**Data excerpts**
[start]

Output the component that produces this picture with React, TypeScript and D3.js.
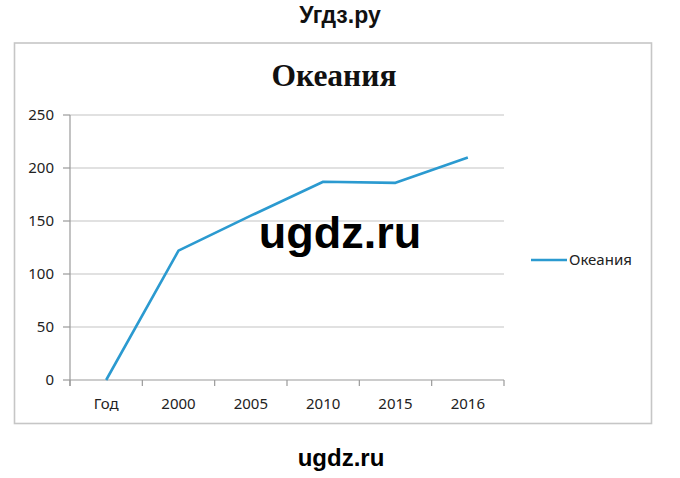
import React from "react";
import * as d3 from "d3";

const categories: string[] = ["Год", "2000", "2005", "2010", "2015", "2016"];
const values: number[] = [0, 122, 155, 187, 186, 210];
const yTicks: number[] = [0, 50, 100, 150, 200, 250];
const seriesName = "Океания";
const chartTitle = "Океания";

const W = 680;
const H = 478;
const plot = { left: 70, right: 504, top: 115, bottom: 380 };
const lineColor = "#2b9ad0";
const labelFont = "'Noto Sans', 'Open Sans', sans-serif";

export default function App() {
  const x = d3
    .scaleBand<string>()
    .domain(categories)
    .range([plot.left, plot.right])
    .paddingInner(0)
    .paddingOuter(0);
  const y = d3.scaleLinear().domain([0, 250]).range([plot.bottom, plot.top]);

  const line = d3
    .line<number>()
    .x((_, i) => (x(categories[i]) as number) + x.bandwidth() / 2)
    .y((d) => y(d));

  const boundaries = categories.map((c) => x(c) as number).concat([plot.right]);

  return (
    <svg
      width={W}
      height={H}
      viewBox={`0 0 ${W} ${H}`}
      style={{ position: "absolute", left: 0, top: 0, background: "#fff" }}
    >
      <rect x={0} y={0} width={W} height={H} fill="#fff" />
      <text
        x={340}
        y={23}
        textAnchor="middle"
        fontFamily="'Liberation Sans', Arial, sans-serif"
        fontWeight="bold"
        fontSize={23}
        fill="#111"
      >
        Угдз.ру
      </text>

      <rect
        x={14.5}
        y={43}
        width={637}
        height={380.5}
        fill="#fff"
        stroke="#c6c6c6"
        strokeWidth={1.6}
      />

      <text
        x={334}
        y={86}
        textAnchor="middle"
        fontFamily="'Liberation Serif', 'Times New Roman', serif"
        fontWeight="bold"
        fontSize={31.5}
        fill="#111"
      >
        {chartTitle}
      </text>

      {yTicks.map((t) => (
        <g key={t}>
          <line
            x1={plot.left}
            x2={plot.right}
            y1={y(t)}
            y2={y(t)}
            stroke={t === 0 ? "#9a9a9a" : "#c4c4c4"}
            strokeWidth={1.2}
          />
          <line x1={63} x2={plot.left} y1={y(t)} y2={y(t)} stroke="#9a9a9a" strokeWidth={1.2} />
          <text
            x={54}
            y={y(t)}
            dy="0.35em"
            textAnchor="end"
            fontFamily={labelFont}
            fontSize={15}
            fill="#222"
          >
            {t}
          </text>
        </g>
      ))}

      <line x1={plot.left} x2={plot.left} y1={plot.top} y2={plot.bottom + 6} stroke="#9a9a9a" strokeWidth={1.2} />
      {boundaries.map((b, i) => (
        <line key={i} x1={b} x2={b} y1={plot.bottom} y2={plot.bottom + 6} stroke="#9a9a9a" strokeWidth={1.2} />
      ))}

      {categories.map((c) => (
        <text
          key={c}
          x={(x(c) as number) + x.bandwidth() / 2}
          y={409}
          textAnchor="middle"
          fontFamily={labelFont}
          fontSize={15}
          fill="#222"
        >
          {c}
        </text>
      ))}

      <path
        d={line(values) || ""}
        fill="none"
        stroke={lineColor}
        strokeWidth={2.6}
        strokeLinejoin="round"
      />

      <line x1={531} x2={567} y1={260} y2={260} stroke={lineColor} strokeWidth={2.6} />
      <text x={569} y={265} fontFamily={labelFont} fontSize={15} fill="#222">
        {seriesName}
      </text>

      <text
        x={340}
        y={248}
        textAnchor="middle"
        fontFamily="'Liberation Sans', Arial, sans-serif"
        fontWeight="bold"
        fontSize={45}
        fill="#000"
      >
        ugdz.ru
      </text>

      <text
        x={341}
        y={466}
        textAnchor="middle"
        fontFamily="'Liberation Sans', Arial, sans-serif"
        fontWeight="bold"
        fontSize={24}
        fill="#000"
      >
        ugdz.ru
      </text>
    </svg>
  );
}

[end]
[start]

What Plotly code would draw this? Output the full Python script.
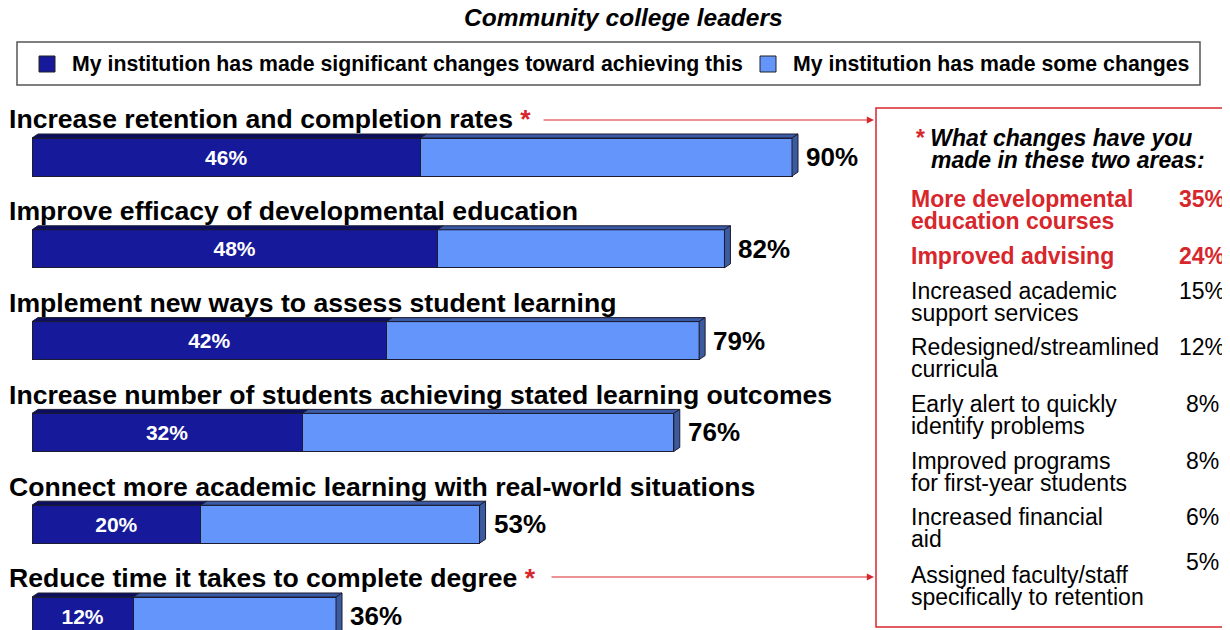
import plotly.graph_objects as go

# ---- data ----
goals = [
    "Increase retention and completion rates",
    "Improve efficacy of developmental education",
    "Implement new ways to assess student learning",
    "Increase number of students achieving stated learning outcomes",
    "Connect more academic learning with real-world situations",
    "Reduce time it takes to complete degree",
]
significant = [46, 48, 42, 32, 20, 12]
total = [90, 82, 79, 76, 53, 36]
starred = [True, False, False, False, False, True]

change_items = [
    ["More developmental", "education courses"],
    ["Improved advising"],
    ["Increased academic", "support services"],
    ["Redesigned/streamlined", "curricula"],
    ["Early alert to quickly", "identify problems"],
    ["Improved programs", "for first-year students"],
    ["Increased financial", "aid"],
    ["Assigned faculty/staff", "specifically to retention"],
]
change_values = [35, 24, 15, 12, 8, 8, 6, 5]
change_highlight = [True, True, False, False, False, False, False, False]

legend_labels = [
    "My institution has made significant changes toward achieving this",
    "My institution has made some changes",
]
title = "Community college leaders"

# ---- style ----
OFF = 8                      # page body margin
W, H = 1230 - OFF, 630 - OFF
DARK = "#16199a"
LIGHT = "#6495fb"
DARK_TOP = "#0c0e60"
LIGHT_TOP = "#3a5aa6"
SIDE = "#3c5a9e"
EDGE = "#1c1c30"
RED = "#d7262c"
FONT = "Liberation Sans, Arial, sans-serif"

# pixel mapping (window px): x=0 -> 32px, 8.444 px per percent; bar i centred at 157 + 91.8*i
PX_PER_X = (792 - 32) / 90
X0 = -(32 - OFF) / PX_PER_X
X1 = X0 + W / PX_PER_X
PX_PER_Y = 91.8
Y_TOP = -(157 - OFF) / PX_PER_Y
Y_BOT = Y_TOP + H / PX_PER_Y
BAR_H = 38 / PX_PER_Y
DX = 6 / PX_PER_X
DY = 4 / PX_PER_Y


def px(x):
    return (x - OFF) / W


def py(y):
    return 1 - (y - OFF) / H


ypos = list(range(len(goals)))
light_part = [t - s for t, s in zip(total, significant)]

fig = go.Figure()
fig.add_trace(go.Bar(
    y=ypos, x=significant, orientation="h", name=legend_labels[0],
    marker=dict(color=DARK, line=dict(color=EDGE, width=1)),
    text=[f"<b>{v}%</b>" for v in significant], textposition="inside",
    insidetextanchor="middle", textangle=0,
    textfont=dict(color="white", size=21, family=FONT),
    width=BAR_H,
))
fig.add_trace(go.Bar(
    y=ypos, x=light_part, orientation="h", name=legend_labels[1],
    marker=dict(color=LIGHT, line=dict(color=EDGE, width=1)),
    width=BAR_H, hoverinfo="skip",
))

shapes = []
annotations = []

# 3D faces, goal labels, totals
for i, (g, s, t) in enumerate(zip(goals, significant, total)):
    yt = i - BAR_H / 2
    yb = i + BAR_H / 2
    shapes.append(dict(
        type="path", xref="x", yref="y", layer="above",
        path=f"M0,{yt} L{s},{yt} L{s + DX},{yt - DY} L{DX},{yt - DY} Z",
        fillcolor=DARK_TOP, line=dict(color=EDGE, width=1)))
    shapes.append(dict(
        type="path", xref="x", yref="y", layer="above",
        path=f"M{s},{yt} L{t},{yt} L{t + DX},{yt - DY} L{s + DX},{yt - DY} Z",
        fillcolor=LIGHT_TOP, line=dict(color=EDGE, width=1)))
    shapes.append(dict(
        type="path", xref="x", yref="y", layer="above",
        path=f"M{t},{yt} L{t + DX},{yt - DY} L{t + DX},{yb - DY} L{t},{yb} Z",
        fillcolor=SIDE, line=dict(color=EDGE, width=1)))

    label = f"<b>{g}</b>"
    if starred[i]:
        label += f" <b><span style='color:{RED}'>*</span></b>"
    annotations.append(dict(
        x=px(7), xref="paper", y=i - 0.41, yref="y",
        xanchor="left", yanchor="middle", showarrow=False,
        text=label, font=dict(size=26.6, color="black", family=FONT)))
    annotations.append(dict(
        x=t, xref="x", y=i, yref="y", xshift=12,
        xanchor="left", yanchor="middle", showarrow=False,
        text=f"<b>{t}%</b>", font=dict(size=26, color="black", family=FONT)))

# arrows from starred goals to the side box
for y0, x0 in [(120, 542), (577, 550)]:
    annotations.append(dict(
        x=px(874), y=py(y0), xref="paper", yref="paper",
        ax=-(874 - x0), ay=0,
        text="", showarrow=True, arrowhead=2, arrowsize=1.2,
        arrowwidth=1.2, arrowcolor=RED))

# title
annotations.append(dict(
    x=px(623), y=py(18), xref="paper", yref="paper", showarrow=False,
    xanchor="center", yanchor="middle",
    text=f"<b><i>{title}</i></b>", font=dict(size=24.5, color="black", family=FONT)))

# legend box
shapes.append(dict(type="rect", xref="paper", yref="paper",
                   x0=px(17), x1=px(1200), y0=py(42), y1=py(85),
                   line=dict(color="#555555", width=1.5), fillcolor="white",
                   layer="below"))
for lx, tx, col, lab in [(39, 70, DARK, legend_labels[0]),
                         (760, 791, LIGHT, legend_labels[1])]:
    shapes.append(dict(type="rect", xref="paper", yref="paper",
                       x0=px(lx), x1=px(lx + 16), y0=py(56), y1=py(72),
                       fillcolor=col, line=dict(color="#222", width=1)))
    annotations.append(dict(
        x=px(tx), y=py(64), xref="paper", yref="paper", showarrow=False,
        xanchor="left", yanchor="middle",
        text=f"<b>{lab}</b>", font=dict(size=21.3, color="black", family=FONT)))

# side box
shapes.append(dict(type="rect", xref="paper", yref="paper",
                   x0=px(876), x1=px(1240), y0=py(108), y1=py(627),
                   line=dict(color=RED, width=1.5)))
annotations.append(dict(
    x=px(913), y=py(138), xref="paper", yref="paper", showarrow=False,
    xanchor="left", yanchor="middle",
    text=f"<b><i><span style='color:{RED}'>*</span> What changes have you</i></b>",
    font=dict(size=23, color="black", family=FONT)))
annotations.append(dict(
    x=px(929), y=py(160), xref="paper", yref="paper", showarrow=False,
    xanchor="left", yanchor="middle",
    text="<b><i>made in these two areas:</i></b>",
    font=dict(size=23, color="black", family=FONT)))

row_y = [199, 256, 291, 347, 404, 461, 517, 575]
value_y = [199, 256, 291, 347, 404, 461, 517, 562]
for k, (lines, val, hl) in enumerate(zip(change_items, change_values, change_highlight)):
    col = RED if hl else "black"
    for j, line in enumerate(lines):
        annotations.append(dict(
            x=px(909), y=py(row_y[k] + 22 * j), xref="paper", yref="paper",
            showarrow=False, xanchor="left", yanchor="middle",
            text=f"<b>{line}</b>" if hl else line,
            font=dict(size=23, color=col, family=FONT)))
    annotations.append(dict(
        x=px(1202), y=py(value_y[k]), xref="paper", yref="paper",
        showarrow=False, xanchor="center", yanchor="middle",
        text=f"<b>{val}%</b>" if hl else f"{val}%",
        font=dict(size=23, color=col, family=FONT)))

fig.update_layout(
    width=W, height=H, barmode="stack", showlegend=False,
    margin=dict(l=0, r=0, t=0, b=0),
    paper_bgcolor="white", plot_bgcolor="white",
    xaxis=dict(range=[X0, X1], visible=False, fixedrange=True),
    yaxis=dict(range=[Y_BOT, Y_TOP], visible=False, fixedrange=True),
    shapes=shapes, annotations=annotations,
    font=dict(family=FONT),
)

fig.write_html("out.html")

[end]
[start]

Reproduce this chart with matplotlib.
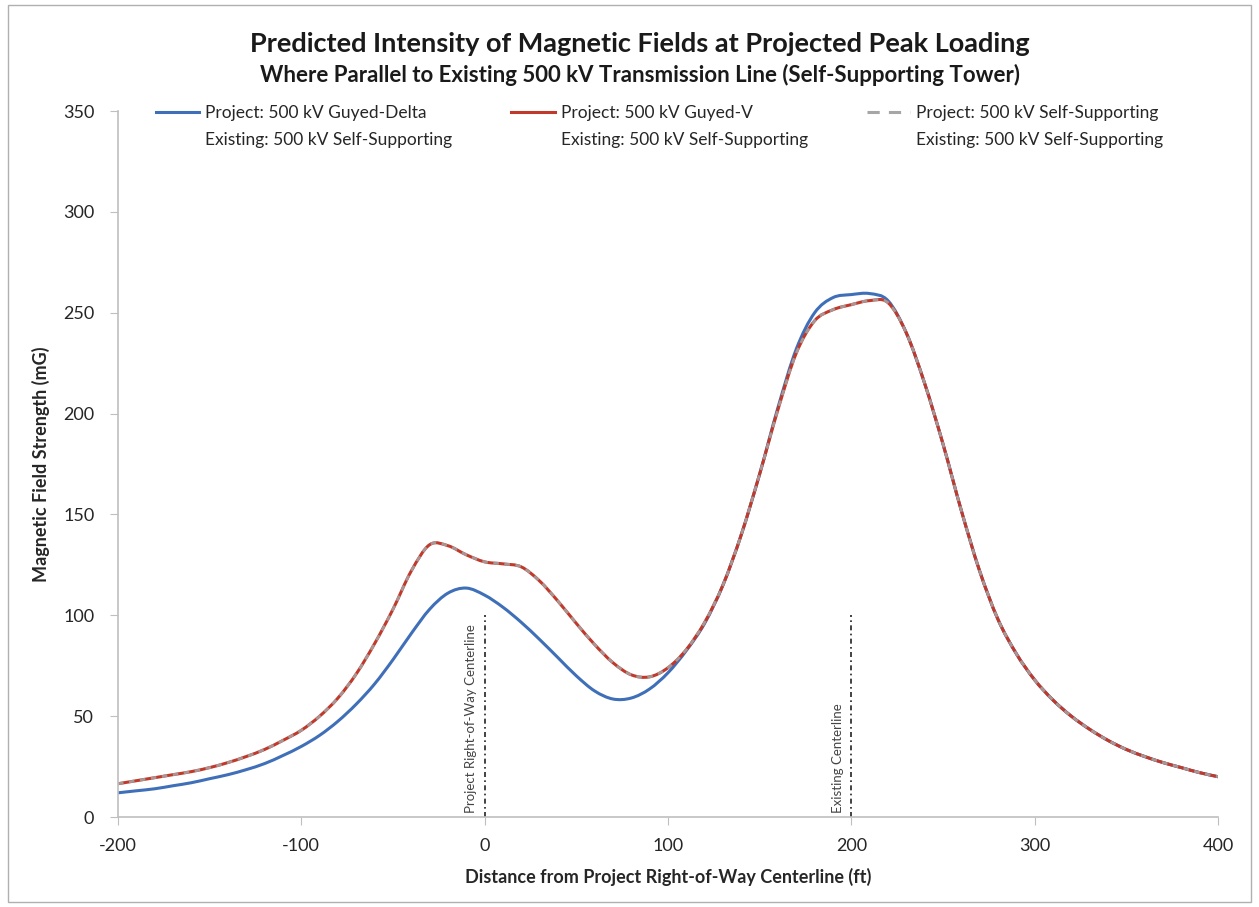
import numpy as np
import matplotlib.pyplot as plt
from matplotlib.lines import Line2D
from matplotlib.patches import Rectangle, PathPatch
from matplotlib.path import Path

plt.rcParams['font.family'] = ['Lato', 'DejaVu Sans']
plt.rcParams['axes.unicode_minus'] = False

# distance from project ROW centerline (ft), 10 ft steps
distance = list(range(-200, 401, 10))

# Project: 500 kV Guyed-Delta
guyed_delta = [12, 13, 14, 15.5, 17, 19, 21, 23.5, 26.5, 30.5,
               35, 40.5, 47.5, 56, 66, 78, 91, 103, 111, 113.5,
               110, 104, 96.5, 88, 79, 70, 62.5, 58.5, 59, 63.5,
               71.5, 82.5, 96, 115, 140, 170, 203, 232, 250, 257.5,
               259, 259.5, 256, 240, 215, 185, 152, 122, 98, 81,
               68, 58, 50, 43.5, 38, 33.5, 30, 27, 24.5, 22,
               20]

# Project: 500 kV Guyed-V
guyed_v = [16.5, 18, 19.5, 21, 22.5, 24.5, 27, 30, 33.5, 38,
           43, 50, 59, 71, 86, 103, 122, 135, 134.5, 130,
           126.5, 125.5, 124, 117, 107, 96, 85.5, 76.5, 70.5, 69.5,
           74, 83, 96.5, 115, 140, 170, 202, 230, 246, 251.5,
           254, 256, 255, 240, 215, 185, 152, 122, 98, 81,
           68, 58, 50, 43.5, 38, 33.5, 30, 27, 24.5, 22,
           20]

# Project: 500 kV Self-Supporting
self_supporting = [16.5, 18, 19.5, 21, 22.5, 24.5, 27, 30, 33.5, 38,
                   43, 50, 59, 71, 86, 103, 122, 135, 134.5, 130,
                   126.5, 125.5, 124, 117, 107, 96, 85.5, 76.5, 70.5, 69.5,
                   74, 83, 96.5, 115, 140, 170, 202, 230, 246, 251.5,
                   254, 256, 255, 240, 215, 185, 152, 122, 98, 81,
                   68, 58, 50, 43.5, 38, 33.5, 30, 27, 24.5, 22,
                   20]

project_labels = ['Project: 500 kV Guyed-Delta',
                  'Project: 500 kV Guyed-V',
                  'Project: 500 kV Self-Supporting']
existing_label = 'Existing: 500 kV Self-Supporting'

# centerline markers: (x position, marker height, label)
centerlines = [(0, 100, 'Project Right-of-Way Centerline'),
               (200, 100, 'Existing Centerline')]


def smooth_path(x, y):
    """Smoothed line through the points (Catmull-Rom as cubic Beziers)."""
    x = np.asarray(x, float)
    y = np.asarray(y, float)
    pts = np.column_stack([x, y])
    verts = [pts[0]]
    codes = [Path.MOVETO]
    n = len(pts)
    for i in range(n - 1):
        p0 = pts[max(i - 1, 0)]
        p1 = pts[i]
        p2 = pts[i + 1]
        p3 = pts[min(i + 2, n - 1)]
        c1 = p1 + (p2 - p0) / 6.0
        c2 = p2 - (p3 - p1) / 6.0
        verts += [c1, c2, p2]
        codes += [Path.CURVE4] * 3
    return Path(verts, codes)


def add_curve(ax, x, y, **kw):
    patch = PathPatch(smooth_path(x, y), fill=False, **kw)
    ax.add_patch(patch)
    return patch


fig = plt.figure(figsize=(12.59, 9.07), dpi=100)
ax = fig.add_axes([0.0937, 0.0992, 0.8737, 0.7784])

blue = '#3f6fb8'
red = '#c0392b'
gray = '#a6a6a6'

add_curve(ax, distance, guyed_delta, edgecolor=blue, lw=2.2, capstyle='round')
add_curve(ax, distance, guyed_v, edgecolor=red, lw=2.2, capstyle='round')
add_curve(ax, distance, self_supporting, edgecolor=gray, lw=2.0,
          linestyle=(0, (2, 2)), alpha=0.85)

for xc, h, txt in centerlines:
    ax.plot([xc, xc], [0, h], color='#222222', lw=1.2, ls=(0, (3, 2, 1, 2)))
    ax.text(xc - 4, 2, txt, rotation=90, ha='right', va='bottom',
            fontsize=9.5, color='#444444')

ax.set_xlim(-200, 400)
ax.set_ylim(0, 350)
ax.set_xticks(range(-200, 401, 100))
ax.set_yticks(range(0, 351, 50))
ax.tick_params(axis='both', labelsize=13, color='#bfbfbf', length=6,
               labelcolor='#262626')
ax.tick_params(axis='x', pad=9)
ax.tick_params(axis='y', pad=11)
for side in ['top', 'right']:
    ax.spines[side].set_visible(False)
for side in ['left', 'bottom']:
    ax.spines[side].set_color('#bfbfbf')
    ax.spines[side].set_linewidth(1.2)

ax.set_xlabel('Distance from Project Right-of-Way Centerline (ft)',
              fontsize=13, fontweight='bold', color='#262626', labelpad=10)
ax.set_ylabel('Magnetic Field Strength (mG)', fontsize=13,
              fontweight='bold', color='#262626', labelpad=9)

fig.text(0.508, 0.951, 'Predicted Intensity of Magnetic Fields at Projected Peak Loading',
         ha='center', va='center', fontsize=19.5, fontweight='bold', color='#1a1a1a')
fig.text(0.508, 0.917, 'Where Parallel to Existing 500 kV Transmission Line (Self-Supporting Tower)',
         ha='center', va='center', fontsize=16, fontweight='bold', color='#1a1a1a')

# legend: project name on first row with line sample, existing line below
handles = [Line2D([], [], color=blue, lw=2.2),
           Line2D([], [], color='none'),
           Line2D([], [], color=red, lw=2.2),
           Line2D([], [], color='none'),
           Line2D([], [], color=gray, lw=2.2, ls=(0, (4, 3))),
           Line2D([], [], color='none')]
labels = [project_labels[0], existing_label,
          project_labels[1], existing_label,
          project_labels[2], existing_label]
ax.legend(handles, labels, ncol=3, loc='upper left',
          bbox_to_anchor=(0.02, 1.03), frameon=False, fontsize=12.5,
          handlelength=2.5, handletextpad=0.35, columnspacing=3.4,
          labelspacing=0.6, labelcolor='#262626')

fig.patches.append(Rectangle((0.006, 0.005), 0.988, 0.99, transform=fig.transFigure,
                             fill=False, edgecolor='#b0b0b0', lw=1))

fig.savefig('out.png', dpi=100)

[end]

Give back the exact lines above, running from the one that has "Output the component" through the one that has "import * as", with nothing added and no pictures.

Output the component that produces this picture with React, TypeScript and D3.js.
import React from "react";
import * as d3 from "d3";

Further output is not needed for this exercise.